The prior version of Section 1197.5 penalized a non-complying employer with liability in the amount of the wage differential plus interest and an equal amount as liquidated damages. California’s DLSE administered and enforced the law, and both individual claimants and the DLSE could commence and prosecute civil actions on behalf of aggrieved employees.
What Does the New Law Do?
According to the legislative findings, despite the long-standing law, in 2014, the gender wage gap in California stood at 16 cents on the dollar. Collectively, this amounted to a loss of more than $33 billion each year for women working full time in California.

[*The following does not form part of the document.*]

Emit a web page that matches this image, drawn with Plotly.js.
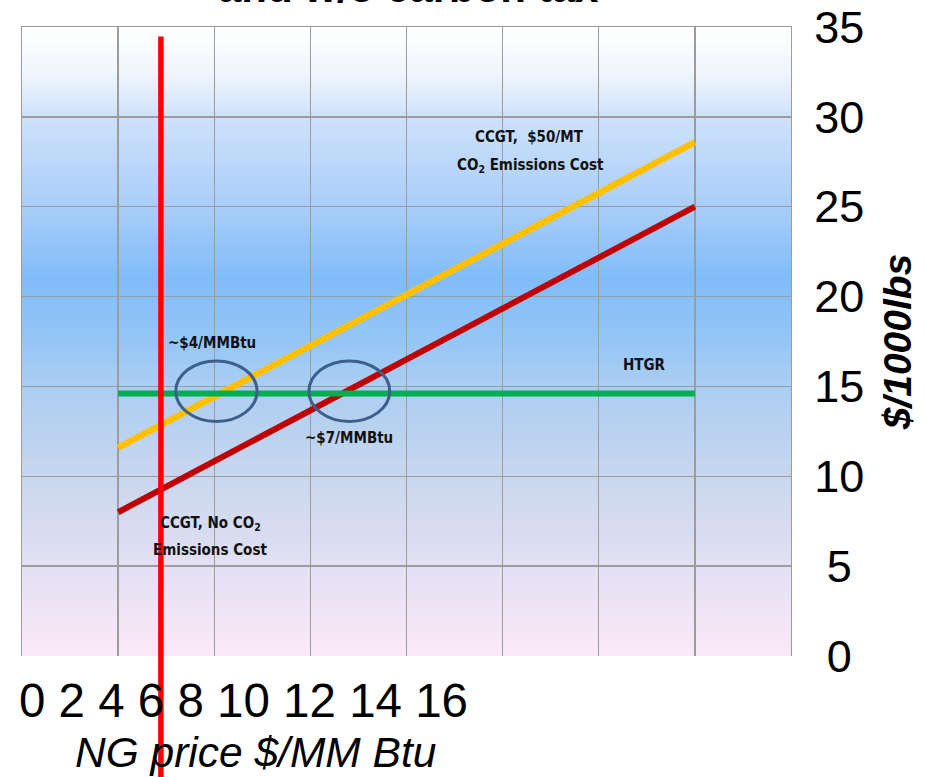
<!DOCTYPE html>
<html>
<head>
<meta charset="utf-8">
<script src="https://cdn.plot.ly/plotly-3.0.1.min.js"></script>
<style>
  html, body { margin: 0; padding: 0; background: #ffffff; }
  #chart { width: 926px; height: 777px; }
</style>
</head>
<body>
<div id="chart"></div>
<script>
// Natural gas price ($/MMBtu) at the two ends of each cost line
const ngPrice = [2, 14];
// Steam cost, $/1000 lbs
const htgrCost = [14.6, 14.6];
const ccgtNoCO2Cost = [8.0, 25.0];
const ccgtCO2Cost = [11.6, 28.6];

// Break-even ellipses: [x0, x1, y0, y1]
const breakEvenNoTax = [3.20, 4.89, 13.05, 16.42];
const breakEvenNoCO2 = [5.97, 7.65, 13.05, 16.42];

// Vertical marker line on the gas price axis
const markerPrice = 2.89;

// Axis labelling
const xTickLabels = ['0', '2', '4', '6', '8', '10', '12', '14', '16'];
const yTickVals = [0, 5, 10, 15, 20, 25, 30, 35];
const yTickText = ['\u00a00', '\u00a05', '10', '15', '20', '25', '30', '35'];

// Vertical background gradient stops (fraction from top, colour)
const bgStops = [
  [0.00, [255, 255, 255]],
  [0.08, [238, 244, 253]],
  [0.14, [207, 226, 251]],
  [0.29, [168, 205, 249]],
  [0.40, [128, 188, 249]],
  [0.50, [149, 198, 246]],
  [0.57, [171, 205, 242]],
  [0.72, [201, 215, 238]],
  [0.86, [227, 224, 243]],
  [1.00, [251, 233, 248]]
];

function bgColour(f) {
  for (let i = 1; i < bgStops.length; i++) {
    const [f1, c1] = bgStops[i];
    const [f0, c0] = bgStops[i - 1];
    if (f <= f1) {
      const t = (f - f0) / (f1 - f0);
      const c = c0.map((v, k) => Math.round(v + (c1[k] - v) * t));
      return 'rgb(' + c.join(',') + ')';
    }
  }
  const last = bgStops[bgStops.length - 1][1];
  return 'rgb(' + last.join(',') + ')';
}

const yMax = 35;
const bandCount = 140;
const shapes = [];
for (let i = 0; i < bandCount; i++) {
  const top = yMax - (yMax * i) / bandCount;
  const bottom = yMax - (yMax * (i + 1)) / bandCount;
  shapes.push({
    type: 'rect', layer: 'below', xref: 'paper', yref: 'y',
    x0: 0, x1: 1, y0: bottom - 0.05, y1: top,
    fillcolor: bgColour((i + 0.5) / bandCount),
    line: { width: 0 }
  });
}

[breakEvenNoTax, breakEvenNoCO2].forEach(e => {
  shapes.push({
    type: 'circle', xref: 'x', yref: 'y',
    x0: e[0], x1: e[1], y0: e[2], y1: e[3],
    line: { color: '#3d5f8c', width: 3 }
  });
});

shapes.push({
  type: 'line', xref: 'x', yref: 'paper',
  x0: markerPrice, x1: markerPrice, y0: -0.25, y1: 0.985,
  line: { color: '#ff0000', width: 5.5 }
});

const traces = [
  {
    x: ngPrice, y: ccgtCO2Cost, type: 'scatter', mode: 'lines',
    name: 'CCGT, $50/MT CO2 Emissions Cost',
    line: { color: '#ffc000', width: 6.5 }
  },
  {
    x: ngPrice, y: ccgtNoCO2Cost, type: 'scatter', mode: 'lines',
    name: 'CCGT, No CO2 Emissions Cost',
    line: { color: '#c00000', width: 6 }
  },
  {
    x: ngPrice, y: htgrCost, type: 'scatter', mode: 'lines',
    name: 'HTGR',
    line: { color: '#00b050', width: 6 }
  }
];

const noteFont = { family: 'Liberation Sans Narrow, Arial Narrow, DejaVu Sans Condensed, sans-serif', size: 15, color: '#111111', weight: 'bold' };
function note(text, x, y) {
  return { text: text, x: x, y: y, xref: 'x', yref: 'y', showarrow: false, font: noteFont, xanchor: 'center', yanchor: 'middle' };
}

const annotations = [
  note('CCGT,  $50/MT', 10.55, 28.88),
  note('CO<sub>2</sub> Emissions Cost', 10.57, 27.32),
  note('~$4/MMBtu', 3.95, 17.42),
  note('~$7/MMBtu', 6.80, 12.13),
  note('HTGR', 12.96, 16.19),
  note('CCGT, No CO<sub>2</sub>', 3.93, 7.40),
  note('Emissions Cost', 3.91, 5.90),
  {
    text: 'and w/o carbon tax', xref: 'paper', yref: 'paper',
    x: 0.502, y: 1.022, xanchor: 'center', yanchor: 'bottom', showarrow: false,
    font: { family: 'Liberation Sans, Arial, sans-serif', size: 42, color: '#000000', weight: 'bold' }
  },
  {
    text: xTickLabels.join(' '), xref: 'paper', yref: 'paper',
    x: -0.006, y: -0.07, xanchor: 'left', yanchor: 'middle', showarrow: false,
    font: { family: 'Liberation Sans, Arial, sans-serif', size: 47.5, color: '#000000' }
  },
  {
    text: '<i>NG price $/MM Btu</i>', xref: 'paper', yref: 'paper',
    x: 0.304, y: -0.154, xanchor: 'center', yanchor: 'middle', showarrow: false,
    font: { family: 'Liberation Sans, Arial, sans-serif', size: 42.5, color: '#000000' }
  }
];

const gridGrey = '#9c9c9c';

const layout = {
  width: 926, height: 777,
  margin: { l: 22, r: 135, t: 27, b: 121, pad: 0 },
  paper_bgcolor: '#ffffff',
  plot_bgcolor: 'rgba(0,0,0,0)',
  showlegend: false,
  xaxis: {
    side: 'top', range: [0, 16], dtick: 2, tick0: 0,
    showgrid: true, gridcolor: gridGrey, gridwidth: 1.3,
    showline: true, linecolor: gridGrey, linewidth: 1.3, mirror: false,
    zeroline: false, showticklabels: false, ticks: ''
  },
  yaxis: {
    side: 'right', range: [0, yMax],
    tickmode: 'array', tickvals: yTickVals, ticktext: yTickText,
    showgrid: true, gridcolor: gridGrey, gridwidth: 1.3,
    showline: true, linecolor: gridGrey, linewidth: 1.3, mirror: true,
    zeroline: false, ticks: '',
    ticklabelstandoff: 13,
    tickfont: { family: 'Liberation Sans, Arial, sans-serif', size: 45, color: '#000000' },
    title: {
      text: '<b><i>$/1000lbs</i></b>', standoff: 20,
      font: { family: 'Liberation Sans, Arial, sans-serif', size: 39, color: '#000000' }
    }
  },
  shapes: shapes,
  annotations: annotations
};

Plotly.newPlot('chart', traces, layout, { displayModeBar: false, staticPlot: true });
</script>
</body>
</html>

Aiming to eliminate these persistent salary disparities, the new law modifies Section 1197.5 in several ways. First, claimants no longer must show that they were engaged in “equal work” with someone of the opposite sex. Now, they need only prove that their work was “substantially similar work when viewed as a composite of skill, effort, and responsibility.” This lower standard allows for comparisons between employees who perform similar tasks regardless of job title.
Second, a claimant is no longer limited to making pay comparisons within “the same establishment.” Employees may now freely examine pay practices at any the location the employer maintains.

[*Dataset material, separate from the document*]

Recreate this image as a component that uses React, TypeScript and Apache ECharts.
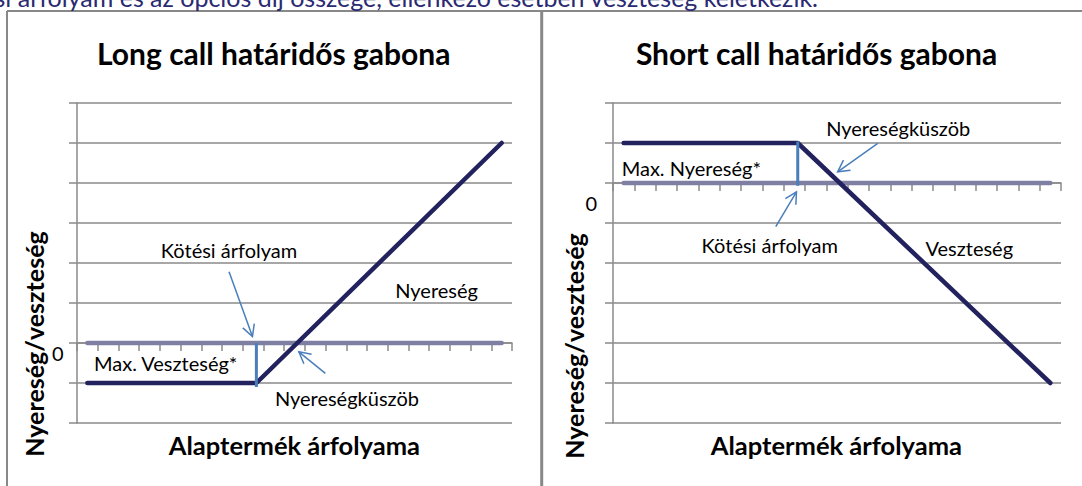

Third, and perhaps most notably, the new law expressly clarifies that the employer bears the burden of demonstrating that any wage differential falls into one of four specified exceptions. Per the revisions, if there is any differential in pay, the employer must affirmatively demonstrate that the entire wage differential is based on one or more of the following factors, which must now be “applied reasonably”:
a seniority system;
a merit system;
a system that measures earnings by quantity or quality of production; or
a bona fide factor other than sex, such as education, training or experience.
These exceptions remain the same as in the prior version of Section 1197.5, except that new language clarifies that the “bona fide factor” exception will
apply only if the employer demonstrates that the factor is not based on or derived from a sex-based differential in compensation, is job related with respect to the position in question, and is consistent with a business necessity [defined as “an overriding legitimate business purpose such that the factor relied upon effectively fulfills the business purpose it is supposed to serve”].
Further, Section 1197.5 explicitly states that the employer’s bona fide factor defense will not apply if the employee demonstrates that an alternative business practice exists that would serve the same business purpose without producing the wage differential.
Enforcement of Section 1197.5 remains with the DLSE and individual claimants as under the prior version, and penalties for violation remain the same.
Section 1197.5 imposes an additional requirement that an employer may not discriminate or retaliate against any employee who wishes to enforce Section 1197.5. It also makes unlawful an employer’s prohibition on: (1) an employee’s disclosure of his/her own wages; (2) open discussion of wages between employees; (3) inquiries about other employees’ wages; or (4) aiding or abetting employees from exercising their rights under this section. Throwing a small bone to employers, Section 1197.5 states that nothing creates an obligation to disclose wages.
Significantly, Section 1197.5 expressly authorizes a new civil cause of action if the employee has been discharged, discriminated against, or retaliated against if he/she discloses or inquires about wages.
Finally, Section 1197.5 increases employer record retention requirements from two years to three years.
How Will the Recent Provisions Affect Pay Practices in California?
The legislation, which was passed with almost no opposition, demonstrates the California Legislature’s uniform goal of seeking to eradicate discrepancies in pay. Yet many of the changes only codify current practices. For example, pursuant to the DLSE’s Enforcement Manual, under the prior version of Section 1197.5, the employer already bore the burden of establishing that its pay systems objectively fit within the exceptions to equal pay, all of which remain essentially the same. Further, employers were already prohibited from retaliating against or discharging employees who openly discussed wages under California Labor Code § 232.
Because these provisions were already in effect, it may be that the revised Section 1197.5 results in little or no increase in wage claims and has no practical effect.
On the other hand, claimants and the DLSE could begin to actively test what tasks are considered “substantially similar” and what categories could properly qualify as a “bona fide factor other than sex.” The language appears to require employers to establish bona fide factors that are specifically crafted for each “position in question” and to analyze how those factors are consistent with a business necessity. Moreover, the provisions suggest that if an employee can come up with any alternative business practice that “would serve the same business purpose,” the employer’s defense will not apply.
Employees may also examine whether removing the “in the same establishment” language exposes employers with locations outside of California to standardize pay throughout all of its locations or just within California.
The overall impact is unclear. However, because employers will be held accountable to prove that they have objective criteria to account for the entire differential in wages between any and all employees who are performing substantially similar work, employers may lose flexibility and discretion to offer an extraordinary candidate or a highly valued employee an aberrant wage (whether male or female). Employees may be forced into rigid pay scales as employers may find this to be the easiest solution. This could greatly impact an employer’s ability to compete for talented employees.
What This Means for Employers
In order to prepare for potential claims by employees under Section 1197.5, employers should do the following:
Perform an audit to identify any pay differences within the work force. Employers should review each type of work performed rather than the specific job title and understand what factors justify pay disparities.
Ensure policies specifically prohibit pay discrimination.
Emphasize that the employer does not prohibit discussions of salaries.
Provide training to supervisors regarding employees’ freedom to discuss wages.
Provide training to those making compensation decisions to understand what factors are permissible in setting wages and what system the employer has in place for each position.
Lengthen records retention times from two to three years.